Let me see if I can try answering both parts of your question. The key is a combination of two things: 1) Most of the binary BHs in an accretion disk will have their binary orbits in the same plane as the accretion disk, so that "perpendicular to the binary plane" = "perpendicular to the accretion disk"; 2) The most effective form of binary recoil -- in which, as Steve Linton noted, excess linear momentum is carried away by gravitational waves (GWs) -- causes the merged remnant to be kicked in a direction perpendicular to the binary orbital plane.

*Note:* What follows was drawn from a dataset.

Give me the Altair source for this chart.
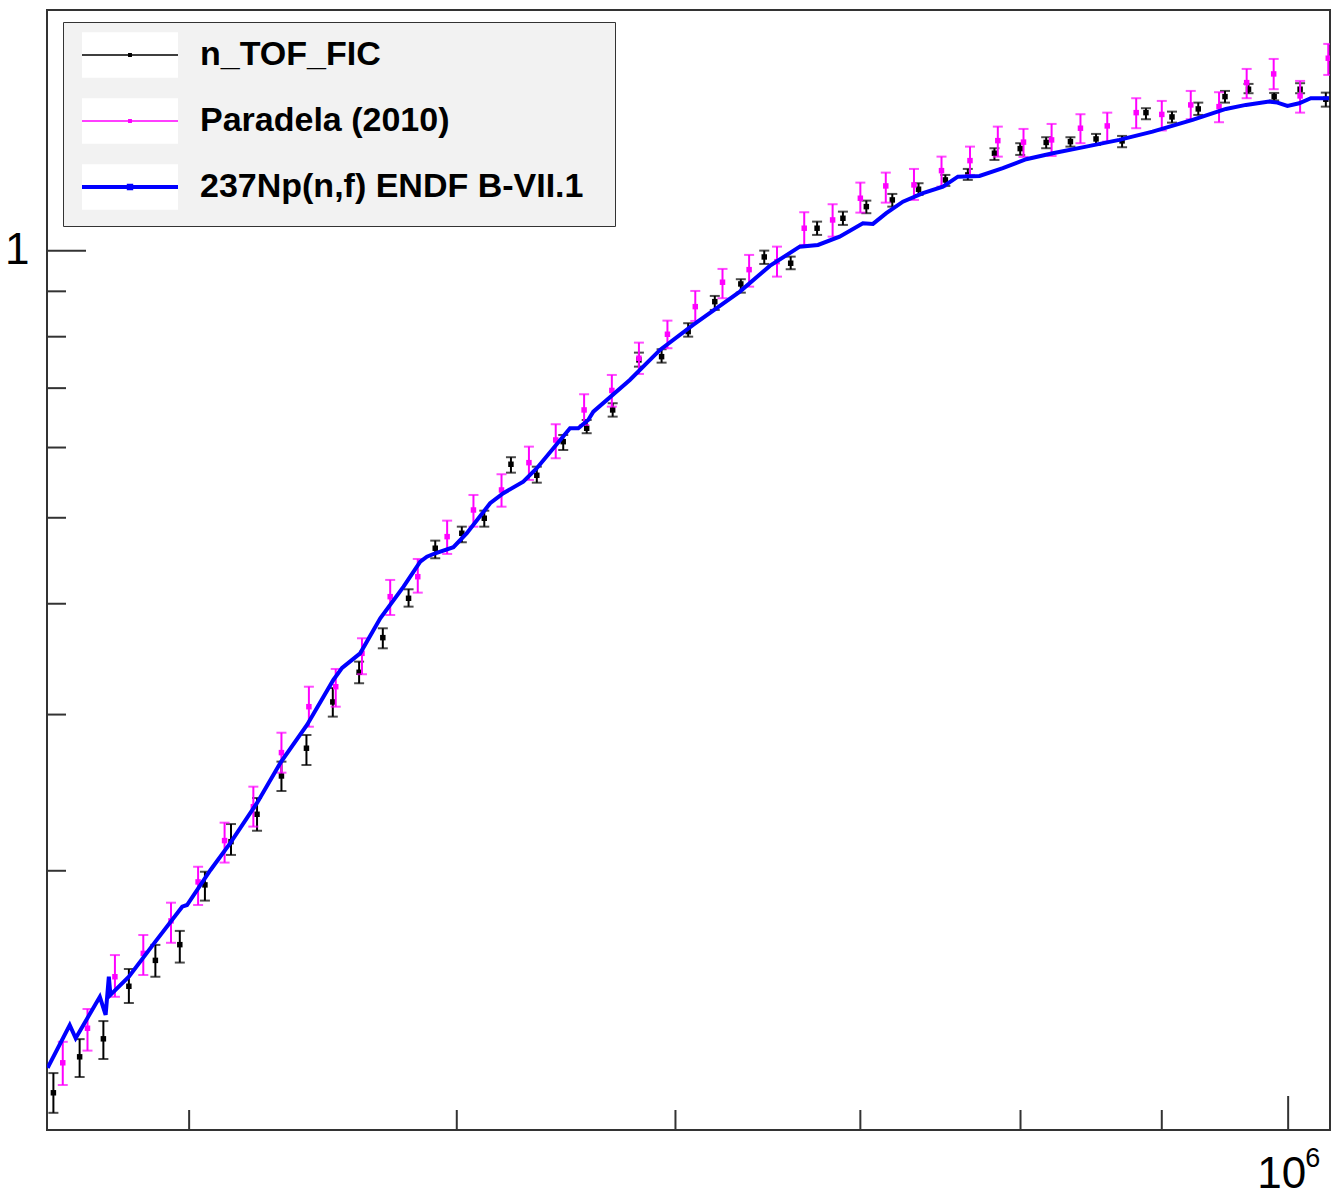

For the first part, the combination of a gaseous accretion disk and compact, massive objects orbiting within the disk (stars, white dwarfs, neutron stars, black holes) is thought to accelerate the formation of binary objects (including binary black holes) -- but only for objects that are orbiting in the plane of the accretion disk. Since such objects are orbiting about the central SMBH in the same plane, when two such objects form a binary, they will generally end up orbiting each other in the same plane. So you should imagine a population of binaries within this disk, mostly with their own orbital planes aligned with the plane of the accretion disk. (Note that there is no reason to expect the spins of the individual BHs to be aligned with each other, which will be important later.)

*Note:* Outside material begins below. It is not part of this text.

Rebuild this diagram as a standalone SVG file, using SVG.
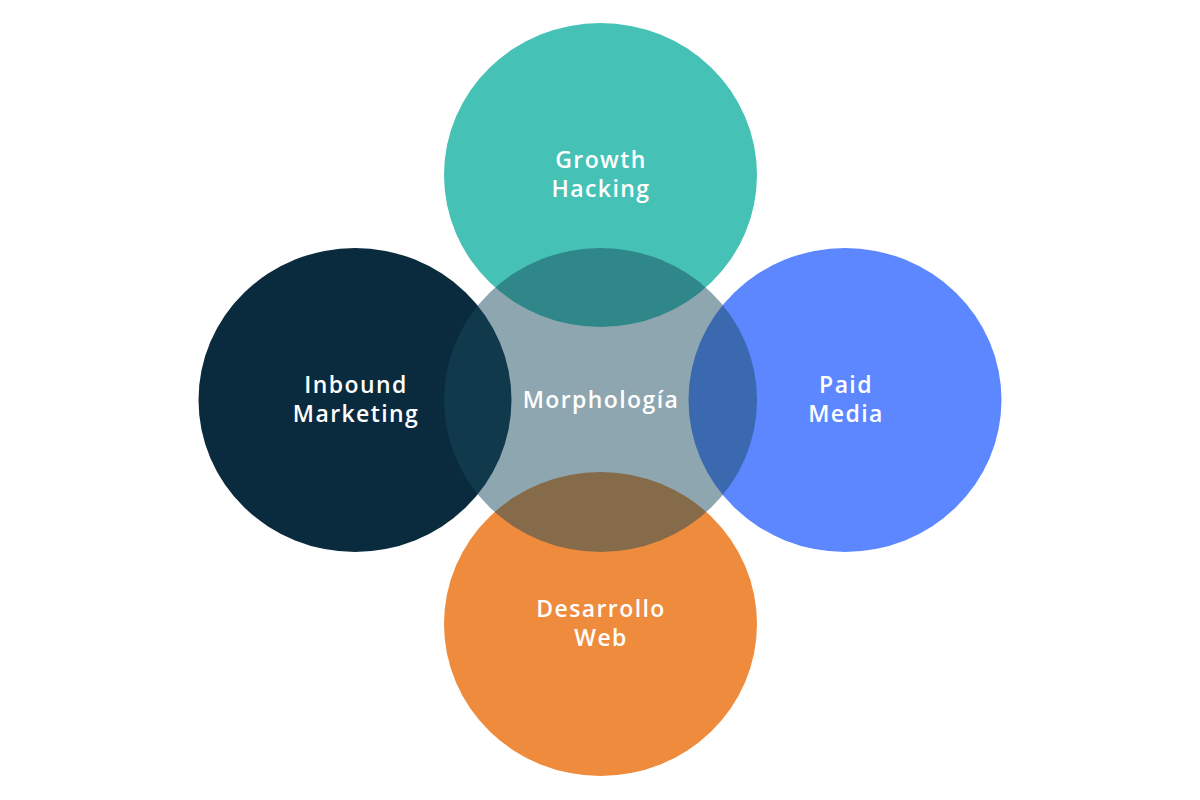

Now we consider the gravitational recoil effect. The simplest scenario -- one that's not actually relevant here! -- for binary-BH merger involves two non-spinning BHs. If they are equal in mass, then everything is symmetric and you get no "kick". If they are unequal in mass, then the lower-mass BH has a higher orbital velocity, and will (due to relativistic beaming) give off momentum in the form of GWs in its orbital direction more effectively than is the case for the more massive BH. So the whole system gives off an excess of (linear) momentum in one direction, and the binary recoils to conserve momentum. There would be no net effect if the orbits were circular and unchanging (because then the "jet" of excess momentum in the GWs would just sweep through $360^{\circ}$ as the BHs orbited each other); but because the orbits are decaying due to the emission of GWs, you end up with a net asymmetric emission of momentum in the GWs, matched by a recoil of the merging binary. But this is in the plane of the binary, so it wouldn't produced the perpendicular kick we're interested in. (See this Astrobites article for a nice picture, taken from this article.)

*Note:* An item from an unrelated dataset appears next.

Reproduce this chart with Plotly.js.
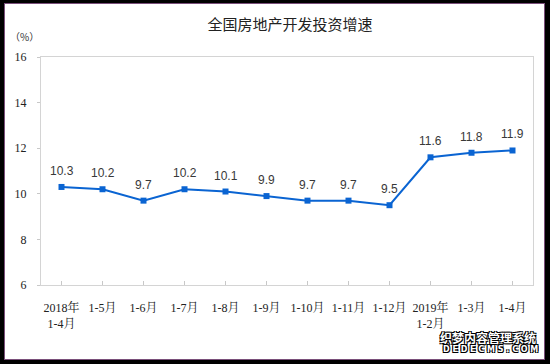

Although the recoil in the case of non-spinning BHs had been studied theoretically for some time, recent simulations (starting around 2007) showed that if the BHs were spinning (as almost all black holes almost certainly are), and had their spins mis-aligned, then there was an additional, much stronger recoil effect -- a "superkick". The key is that this recoil effect causes the merging binary to be kicked in a direction perpendicular to the binary's orbital plane (see this Astrobites article for a discussion, although it doesn't really offer an nice, simple explanation of the underlying cause). Since, as noted above, the orbital plane of the binary is generally aligned with the plane of the accretion disk, the end result is the merger remnant being kicked approximately perpendicular to the accretion disk.